Short exercise: Reproduce exactly the lines below, from the first one through the line containing "const rates = [87, 91.3, 63, 89.6, 75.7, 74.6, 91.6, 93];", and omit any pictures.

* * *

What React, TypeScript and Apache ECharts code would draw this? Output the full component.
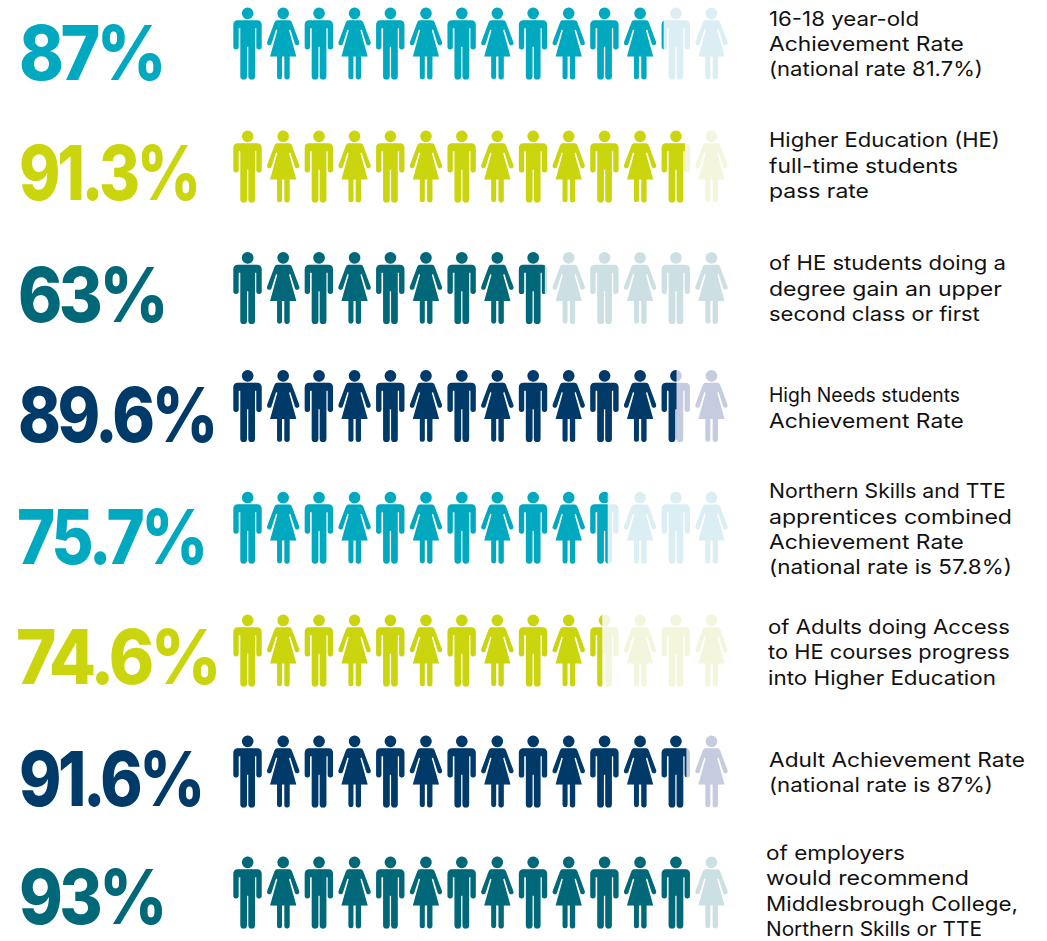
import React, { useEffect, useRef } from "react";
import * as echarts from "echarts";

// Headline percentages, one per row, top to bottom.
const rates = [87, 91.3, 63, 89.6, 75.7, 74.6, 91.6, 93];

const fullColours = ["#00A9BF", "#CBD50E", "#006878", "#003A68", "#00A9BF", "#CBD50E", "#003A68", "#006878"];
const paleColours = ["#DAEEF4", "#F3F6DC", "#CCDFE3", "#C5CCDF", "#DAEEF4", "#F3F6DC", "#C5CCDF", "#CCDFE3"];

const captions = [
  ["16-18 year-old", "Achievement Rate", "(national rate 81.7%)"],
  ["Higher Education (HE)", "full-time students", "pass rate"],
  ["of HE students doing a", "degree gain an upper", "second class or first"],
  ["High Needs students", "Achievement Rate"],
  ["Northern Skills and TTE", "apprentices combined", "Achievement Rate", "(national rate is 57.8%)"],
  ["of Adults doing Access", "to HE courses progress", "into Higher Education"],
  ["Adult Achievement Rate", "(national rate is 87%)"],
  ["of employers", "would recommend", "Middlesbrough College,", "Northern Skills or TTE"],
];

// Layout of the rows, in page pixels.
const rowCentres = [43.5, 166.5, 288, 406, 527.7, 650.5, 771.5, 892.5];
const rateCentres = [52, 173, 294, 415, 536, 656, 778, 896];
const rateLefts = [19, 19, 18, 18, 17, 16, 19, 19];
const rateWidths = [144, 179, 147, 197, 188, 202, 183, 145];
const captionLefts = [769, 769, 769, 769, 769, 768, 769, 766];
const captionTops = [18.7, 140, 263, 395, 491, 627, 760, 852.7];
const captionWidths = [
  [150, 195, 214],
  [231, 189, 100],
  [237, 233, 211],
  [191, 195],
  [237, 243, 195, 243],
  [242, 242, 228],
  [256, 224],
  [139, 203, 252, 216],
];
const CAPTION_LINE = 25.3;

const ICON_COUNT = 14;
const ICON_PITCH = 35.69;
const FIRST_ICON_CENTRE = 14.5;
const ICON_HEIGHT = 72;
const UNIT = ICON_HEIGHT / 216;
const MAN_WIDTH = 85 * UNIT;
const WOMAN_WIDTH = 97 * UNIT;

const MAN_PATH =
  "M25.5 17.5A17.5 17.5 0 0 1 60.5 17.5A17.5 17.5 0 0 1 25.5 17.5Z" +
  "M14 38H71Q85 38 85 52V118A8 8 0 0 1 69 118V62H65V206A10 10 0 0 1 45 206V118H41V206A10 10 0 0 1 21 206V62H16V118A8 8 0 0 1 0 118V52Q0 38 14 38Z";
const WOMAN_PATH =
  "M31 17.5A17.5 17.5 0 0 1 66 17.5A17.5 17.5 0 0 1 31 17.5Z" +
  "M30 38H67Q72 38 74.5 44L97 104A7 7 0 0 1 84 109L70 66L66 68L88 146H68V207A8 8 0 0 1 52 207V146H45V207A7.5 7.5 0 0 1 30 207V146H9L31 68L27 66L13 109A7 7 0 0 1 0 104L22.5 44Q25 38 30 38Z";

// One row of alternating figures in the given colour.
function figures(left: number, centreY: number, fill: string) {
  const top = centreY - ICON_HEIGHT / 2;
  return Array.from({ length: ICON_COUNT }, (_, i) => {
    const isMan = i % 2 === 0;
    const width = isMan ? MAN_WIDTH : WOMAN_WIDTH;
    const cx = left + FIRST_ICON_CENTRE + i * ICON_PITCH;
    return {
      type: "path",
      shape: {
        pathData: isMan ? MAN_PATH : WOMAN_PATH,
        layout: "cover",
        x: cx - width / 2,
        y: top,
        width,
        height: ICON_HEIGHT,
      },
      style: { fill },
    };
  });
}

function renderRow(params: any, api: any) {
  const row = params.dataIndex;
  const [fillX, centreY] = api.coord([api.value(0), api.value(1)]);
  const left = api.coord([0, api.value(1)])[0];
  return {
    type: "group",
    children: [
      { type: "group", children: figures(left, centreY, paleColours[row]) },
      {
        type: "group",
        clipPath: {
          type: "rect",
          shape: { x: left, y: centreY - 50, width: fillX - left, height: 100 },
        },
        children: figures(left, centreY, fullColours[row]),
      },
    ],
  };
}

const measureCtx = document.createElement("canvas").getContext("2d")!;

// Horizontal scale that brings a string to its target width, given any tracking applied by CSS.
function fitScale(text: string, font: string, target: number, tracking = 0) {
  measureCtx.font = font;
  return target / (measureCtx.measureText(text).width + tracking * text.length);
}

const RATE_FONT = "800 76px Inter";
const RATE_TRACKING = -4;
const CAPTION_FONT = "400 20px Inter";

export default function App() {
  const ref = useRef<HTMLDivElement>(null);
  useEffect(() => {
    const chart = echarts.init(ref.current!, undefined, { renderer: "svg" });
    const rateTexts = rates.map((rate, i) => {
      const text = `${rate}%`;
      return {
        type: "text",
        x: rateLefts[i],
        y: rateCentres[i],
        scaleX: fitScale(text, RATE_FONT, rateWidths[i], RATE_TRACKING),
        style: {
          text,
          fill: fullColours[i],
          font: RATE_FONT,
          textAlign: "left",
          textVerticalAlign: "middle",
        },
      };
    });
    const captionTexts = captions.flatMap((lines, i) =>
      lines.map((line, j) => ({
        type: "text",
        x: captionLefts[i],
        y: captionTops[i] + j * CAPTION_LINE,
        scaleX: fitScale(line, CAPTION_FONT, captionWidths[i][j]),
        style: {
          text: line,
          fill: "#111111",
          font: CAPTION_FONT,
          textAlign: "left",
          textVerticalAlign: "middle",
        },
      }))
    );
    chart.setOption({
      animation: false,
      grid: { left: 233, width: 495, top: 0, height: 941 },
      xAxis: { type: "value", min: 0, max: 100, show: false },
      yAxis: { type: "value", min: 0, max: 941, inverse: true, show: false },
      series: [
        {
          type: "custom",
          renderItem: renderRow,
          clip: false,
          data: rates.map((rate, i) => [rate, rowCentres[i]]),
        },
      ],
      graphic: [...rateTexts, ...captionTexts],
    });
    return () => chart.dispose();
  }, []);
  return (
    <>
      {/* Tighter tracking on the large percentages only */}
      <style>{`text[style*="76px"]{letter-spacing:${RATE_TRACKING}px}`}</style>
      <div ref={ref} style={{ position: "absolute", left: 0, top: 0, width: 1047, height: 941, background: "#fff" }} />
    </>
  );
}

* * *

Correct answer:
What React, TypeScript and Apache ECharts code would draw this? Output the full component.
import React, { useEffect, useRef } from "react";
import * as echarts from "echarts";

// Headline percentages, one per row, top to bottom.
const rates = [87, 91.3, 63, 89.6, 75.7, 74.6, 91.6, 93];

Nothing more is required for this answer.